The gist of it is that White wants the Rockets organization to treat mental illness like a physical injury. If a third party psychiatrist deems him unfit for play, then he'll sit out the game. The concern is that this precedent gets in the way of business, and if it catches on league-wide, players would get to decide when they play. The conflict of profit versus health is clear here, and White is using his position as a desirable player on the national stage to draw attention to it. He has his principles, a vision for change he'd like to see, and he's sticking to them.

That's what gets me most. We tend to view seizing the opportunity to soapbox as irritating, but that's precisely what makes him one of the most fascinating sports stories of the season. It's so very unlike the typical tenets of a great sports story, it goes against every great sports narrative you know. It's a guy who basically doesn't need to play, a promising talent that is willing to flush it down because he cares about something bigger than the game. It would blow Rudy's mind.

Even more audacious is that he's staging what is essentially a sit-down protest in THE SPORTS WORLD. It's not that sports fans are unempathic, but there is a limit to how much slack they'll cut a figure before they start eating him alive. There are sports fans who take issue with the NFL's safer approach to concussions. How do you think they're going to handle anxiety disorders? He's really set him up to be a target of casual hatred, as evidenced by any place online where anonymous discussion about basketball can be had. There are people misinterpreting his motivations as purely greed-based, as if he was trying to just milk the money out of Houston, or people with a huge misunderstanding of how mental illness works and thinks he should just sack-up and do his job. There are people who hate his political posturing because they hate people who feel too strongly about any cause that isn't sports. There are those who think this whole mental illness thing is for pussies.

It's an absolutley volatile environment to try and do something radically progressive, but he knows that, and he's still okay with it. So even if I personally don't see how we can manage an NBA where every team has a psychiatrist, where most people have some form of hard-to-discern mental illness, I admire the hell out of his stand. Klostermann asserts that at times he's not as smart as he thinks he is, but that's fine by me. Conviction is often abrasive and suspect, but it's a rare quality. At the very least, he clearly knows more about mental illness than I do, so who am I to say he's full of shit?

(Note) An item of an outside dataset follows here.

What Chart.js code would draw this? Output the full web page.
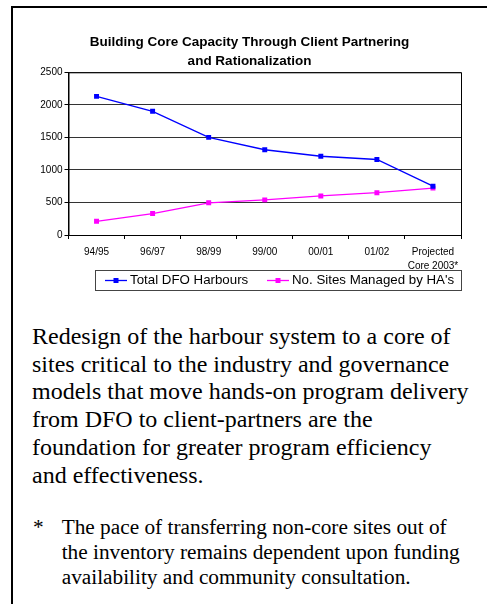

But attacking the business versus health dynamic probably won't succeed without a big cultural shift to precede it. Like so many things, it seems like the common sense needs to be altered until changes make sense to enough people. Until we evolve into a society that understands the ubiquity of mental illness, and the benefits of treating it, it's hard to see White making any difference. There's no indication that the arc of time will bend that way. The current gun control debate is alternating with a mental illness debate, but the term "mental illness" is such a huge grey area. A higher profile doesn't mean the average joe will start respecting crippling anxiety. If he ever makes it to the Rockets main roster, I imagine it will be a limited test run. I imagine if the business gets what it wants out of him, which is good stats and a favorable attendance rate, they might decide he's worth the trouble. But what a small victory it would be.

I don't know if Royce White will win, or even if he ought to win. Capitalism is so entrenched and necessary to this big, lumbering machine we've built that it's hard to see around it. It's a world that has answers, and if you recommend one that has less, people will always be driven away. For all his conviction, Royce White's crusade seems like a losing horse, but godspeed to him.